Given instruction: Carry none of the pictures over; write out the complete data exactly.

--- Begin Supplied material ---

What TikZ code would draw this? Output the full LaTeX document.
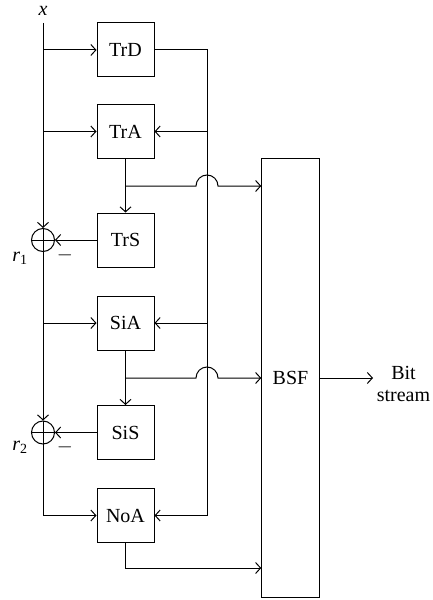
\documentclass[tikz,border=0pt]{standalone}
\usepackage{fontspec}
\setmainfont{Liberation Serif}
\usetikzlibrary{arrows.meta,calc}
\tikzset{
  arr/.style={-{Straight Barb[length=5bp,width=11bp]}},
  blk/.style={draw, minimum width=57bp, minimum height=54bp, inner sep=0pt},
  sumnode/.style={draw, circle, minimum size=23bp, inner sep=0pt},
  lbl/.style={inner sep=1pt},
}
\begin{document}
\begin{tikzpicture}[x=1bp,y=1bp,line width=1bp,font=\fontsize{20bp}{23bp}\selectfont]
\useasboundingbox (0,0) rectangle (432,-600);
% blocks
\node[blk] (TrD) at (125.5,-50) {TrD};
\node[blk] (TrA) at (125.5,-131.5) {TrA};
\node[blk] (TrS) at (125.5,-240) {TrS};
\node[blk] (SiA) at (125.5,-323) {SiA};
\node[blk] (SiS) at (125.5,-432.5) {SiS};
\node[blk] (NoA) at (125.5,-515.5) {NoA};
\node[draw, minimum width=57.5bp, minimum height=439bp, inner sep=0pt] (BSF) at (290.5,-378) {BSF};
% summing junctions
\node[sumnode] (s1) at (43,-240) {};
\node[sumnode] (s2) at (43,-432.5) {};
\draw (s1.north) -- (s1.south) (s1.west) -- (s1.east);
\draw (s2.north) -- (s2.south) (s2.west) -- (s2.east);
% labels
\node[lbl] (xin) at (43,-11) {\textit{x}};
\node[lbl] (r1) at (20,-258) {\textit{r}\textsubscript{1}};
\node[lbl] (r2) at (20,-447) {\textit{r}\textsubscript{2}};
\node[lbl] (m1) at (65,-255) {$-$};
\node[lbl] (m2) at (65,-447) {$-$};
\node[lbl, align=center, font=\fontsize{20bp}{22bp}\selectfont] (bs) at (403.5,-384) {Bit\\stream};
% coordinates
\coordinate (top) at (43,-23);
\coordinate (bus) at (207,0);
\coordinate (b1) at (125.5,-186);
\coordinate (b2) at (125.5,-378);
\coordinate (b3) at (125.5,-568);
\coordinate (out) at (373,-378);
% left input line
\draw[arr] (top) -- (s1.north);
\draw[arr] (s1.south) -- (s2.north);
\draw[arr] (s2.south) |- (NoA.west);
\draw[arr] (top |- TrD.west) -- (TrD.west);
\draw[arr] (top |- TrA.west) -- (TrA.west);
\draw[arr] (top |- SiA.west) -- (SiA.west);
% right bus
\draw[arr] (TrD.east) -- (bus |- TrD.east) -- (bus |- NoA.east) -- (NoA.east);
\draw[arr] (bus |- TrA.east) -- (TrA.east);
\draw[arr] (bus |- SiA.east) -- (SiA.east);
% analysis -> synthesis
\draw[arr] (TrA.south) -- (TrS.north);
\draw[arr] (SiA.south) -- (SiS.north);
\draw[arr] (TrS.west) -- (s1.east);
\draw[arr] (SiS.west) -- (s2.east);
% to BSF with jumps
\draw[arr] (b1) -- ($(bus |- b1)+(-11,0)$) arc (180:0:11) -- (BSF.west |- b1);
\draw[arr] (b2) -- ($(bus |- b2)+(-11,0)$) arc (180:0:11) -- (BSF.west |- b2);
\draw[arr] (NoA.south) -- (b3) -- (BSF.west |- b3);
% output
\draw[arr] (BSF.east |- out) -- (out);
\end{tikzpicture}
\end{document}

--- End Supplied material ---

Solution:
What TikZ code would draw this? Output the full LaTeX document.
\documentclass[tikz,border=0pt]{standalone}
\usepackage{fontspec}
\setmainfont{Liberation Serif}
\usetikzlibrary{arrows.meta,calc}
\tikzset{
  arr/.style={-{Straight Barb[length=5bp,width=11bp]}},
  blk/.style={draw, minimum width=57bp, minimum height=54bp, inner sep=0pt},
  sumnode/.style={draw, circle, minimum size=23bp, inner sep=0pt},
  lbl/.style={inner sep=1pt},
}
\begin{document}
\begin{tikzpicture}[x=1bp,y=1bp,line width=1bp,font=\fontsize{20bp}{23bp}\selectfont]
\useasboundingbox (0,0) rectangle (432,-600);
% blocks
\node[blk] (TrD) at (125.5,-50) {TrD};
\node[blk] (TrA) at (125.5,-131.5) {TrA};
\node[blk] (TrS) at (125.5,-240) {TrS};
\node[blk] (SiA) at (125.5,-323) {SiA};
\node[blk] (SiS) at (125.5,-432.5) {SiS};
\node[blk] (NoA) at (125.5,-515.5) {NoA};
\node[draw, minimum width=57.5bp, minimum height=439bp, inner sep=0pt] (BSF) at (290.5,-378) {BSF};
% summing junctions
\node[sumnode] (s1) at (43,-240) {};
\node[sumnode] (s2) at (43,-432.5) {};
\draw (s1.north) -- (s1.south) (s1.west) -- (s1.east);
\draw (s2.north) -- (s2.south) (s2.west) -- (s2.east);
% labels
\node[lbl] (xin) at (43,-11) {\textit{x}};
\node[lbl] (r1) at (20,-258) {\textit{r}\textsubscript{1}};
\node[lbl] (r2) at (20,-447) {\textit{r}\textsubscript{2}};
\node[lbl] (m1) at (65,-255) {$-$};
\node[lbl] (m2) at (65,-447) {$-$};
\node[lbl, align=center, font=\fontsize{20bp}{22bp}\selectfont] (bs) at (403.5,-384) {Bit\\stream};
% coordinates
\coordinate (top) at (43,-23);
\coordinate (bus) at (207,0);
\coordinate (b1) at (125.5,-186);
\coordinate (b2) at (125.5,-378);
\coordinate (b3) at (125.5,-568);
\coordinate (out) at (373,-378);
% left input line
\draw[arr] (top) -- (s1.north);
\draw[arr] (s1.south) -- (s2.north);
\draw[arr] (s2.south) |- (NoA.west);
\draw[arr] (top |- TrD.west) -- (TrD.west);
\draw[arr] (top |- TrA.west) -- (TrA.west);
\draw[arr] (top |- SiA.west) -- (SiA.west);
% right bus
\draw[arr] (TrD.east) -- (bus |- TrD.east) -- (bus |- NoA.east) -- (NoA.east);
\draw[arr] (bus |- TrA.east) -- (TrA.east);
\draw[arr] (bus |- SiA.east) -- (SiA.east);
% analysis -> synthesis
\draw[arr] (TrA.south) -- (TrS.north);
\draw[arr] (SiA.south) -- (SiS.north);
\draw[arr] (TrS.west) -- (s1.east);
\draw[arr] (SiS.west) -- (s2.east);
% to BSF with jumps
\draw[arr] (b1) -- ($(bus |- b1)+(-11,0)$) arc (180:0:11) -- (BSF.west |- b1);
\draw[arr] (b2) -- ($(bus |- b2)+(-11,0)$) arc (180:0:11) -- (BSF.west |- b2);
\draw[arr] (NoA.south) -- (b3) -- (BSF.west |- b3);
% output
\draw[arr] (BSF.east |- out) -- (out);
\end{tikzpicture}
\end{document}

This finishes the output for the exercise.